The court also granted a preliminary injunction on federal preemption grounds for part of the law that criminalizes the harboring and transportation of illegal immigrants. Bolton had enjoined several provisions of SB 1070 [JURIST report] in July 2010, including the one that requires law enforcement officials to check the immigration status of suspects.

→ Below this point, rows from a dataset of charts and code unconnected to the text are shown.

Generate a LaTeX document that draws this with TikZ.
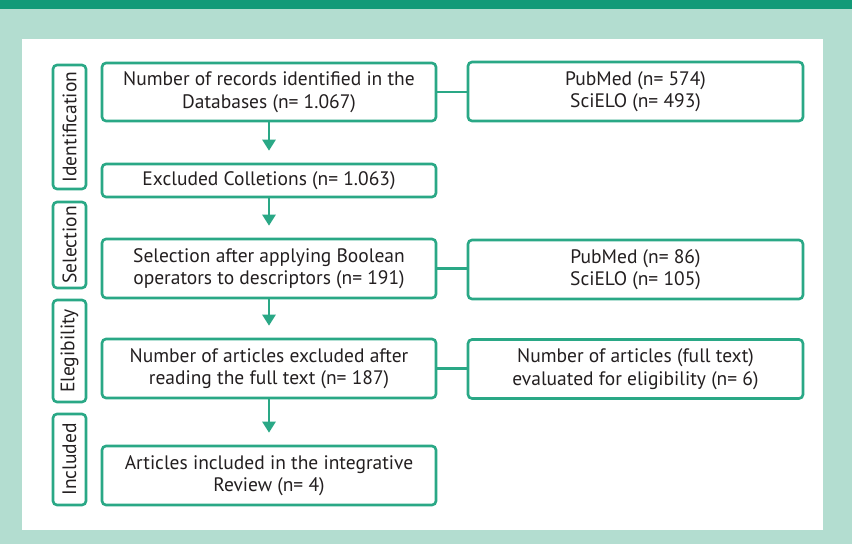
\documentclass[tikz,border=0pt]{standalone}
\usepackage{fontspec}
\setmainfont{PT Sans}
\usetikzlibrary{arrows.meta}
\definecolor{bandgreen}{HTML}{129A78}
\definecolor{lightgreen}{HTML}{B3DDD0}
\definecolor{boxgreen}{HTML}{2AA886}
\definecolor{textcol}{HTML}{231F20}
\tikzset{
  flowbox/.style={draw=boxgreen, line width=2.6pt, rounded corners=4pt, fill=white,
    inner sep=2pt, align=center, text=textcol,
    font=\fontsize{19.5}{22.5}\selectfont},
  stagebox/.style={draw=boxgreen, line width=2.6pt, rounded corners=4pt, fill=white,
    inner sep=0pt, text=textcol, minimum width=33pt,
    font=\fontsize{19.5}{22.5}\selectfont},
  flowarrow/.style={draw=boxgreen, line width=2.6pt, -{Triangle[length=11pt,width=13pt]}, shorten >=12pt},
  flowline/.style={draw=boxgreen, line width=2.6pt}
}
\begin{document}
\begin{tikzpicture}[x=1pt,y=1pt]
\fill[lightgreen] (0,0) rectangle (852,-544);
\fill[bandgreen] (0,0) rectangle (852,-9);
\fill[white] (22,-39) rectangle (823,-530);
\useasboundingbox (0,0) rectangle (852,-544);

% stage labels
\node[stagebox, minimum height=124pt] (lid) at (69.5,-127) {\rotatebox{90}{Identification}};
\node[stagebox, minimum height=86pt] (lsel) at (69.5,-245) {\rotatebox{90}{Selection}};
\node[stagebox, minimum height=102pt] (lel) at (69.5,-351) {\rotatebox{90}{Elegibility}};
\node[stagebox, minimum height=91pt] (lin) at (69.5,-459.5) {\rotatebox{90}{Included}};

% main column
\node[flowbox, minimum width=334pt, minimum height=58pt] (b1) at (269,-92) {Number of records identified in the\\Databases (n= 1.067)};
\node[flowbox, minimum width=334pt, minimum height=33pt] (b2) at (269,-180.5) {Excluded Colletions (n= 1.063)};
\node[flowbox, minimum width=334pt, minimum height=59pt] (b3) at (269,-268.5) {Selection after applying Boolean\\operators to descriptors (n= 191)};
\node[flowbox, minimum width=334pt, minimum height=59pt] (b4) at (269,-368.5) {Number of articles excluded after\\reading the full text (n= 187)};
\node[flowbox, minimum width=334pt, minimum height=59pt] (b5) at (269,-475.5) {Articles included in the integrative\\Review (n= 4)};

% right column
\node[flowbox, minimum width=335pt, minimum height=59pt] (r1) at (635.5,-91.5) {PubMed (n= 574)\\SciELO (n= 493)};
\node[flowbox, minimum width=335pt, minimum height=59pt] (r2) at (635.5,-269.5) {PubMed (n= 86)\\SciELO (n= 105)};
\node[flowbox, minimum width=335pt, minimum height=59pt] (r3) at (635.5,-369) {Number of articles (full text)\\evaluated for eligibility (n= 6)};

% arrows
\draw[flowarrow] (b1.south) -- (b2.north);
\draw[flowarrow] (b2.south) -- (b3.north);
\draw[flowarrow] (b3.south) -- (b4.north);
\draw[flowarrow] (b4.south) -- (b5.north);

% side connectors
\draw[flowline] (b1.east) -- (b1.east -| r1.west);
\draw[flowline] (b3.east) -- (b3.east -| r2.west);
\draw[flowline] (b4.east) -- (b4.east -| r3.west);
\end{tikzpicture}
\end{document}
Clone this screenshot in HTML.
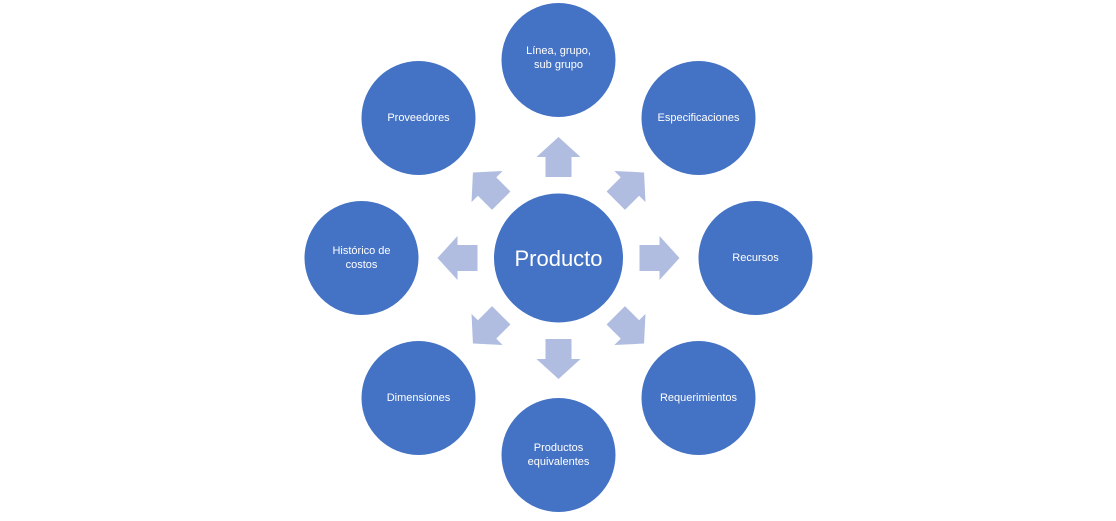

Immigration law [JURIST backgrounder] has became a hot button issue over the past few years as many states, Arizona being the first, have passed laws giving state and local officials more power to crack down on illegal immigration. In August the US Court of Appeals for the Eleventh Circuit [official website] struck down [JURIST report] several provisions of Alabama’s controversial immigration law [HB 56, PDF], upheld a few sections of the law and rejected part of Georgia’s immigration law [HB 87, text]. That same month, the US Court of Appeals for the Third Circuit [official website] again heard arguments [JURIST report] on two anti-illegal immigrant laws enacted in 2006 by the city of Hazleton, Pennsylvania, which deny permits to businesses that employ illegal immigrants and fine landlords who extend housing to them. In July a judge for the US District Court for the District of South Carolina [official website] declined to lift an injunction [JURIST report] against South Carolina’s controversial immigration law [SB 20 materials], despite the recent Supreme Court ruling. The lawsuit against the South Carolina immigration law was put on hold [JURIST report] in January pending the outcome of Arizona v. United States. Last May the ACLU and the National Immigration Law Center filed a class action lawsuit challenging Utah’s immigration law, the same month that the ACLU filed a class action [JURIST reports] in the US District Court for the Southern District of Indiana [official website] challenging that state’s immigration law.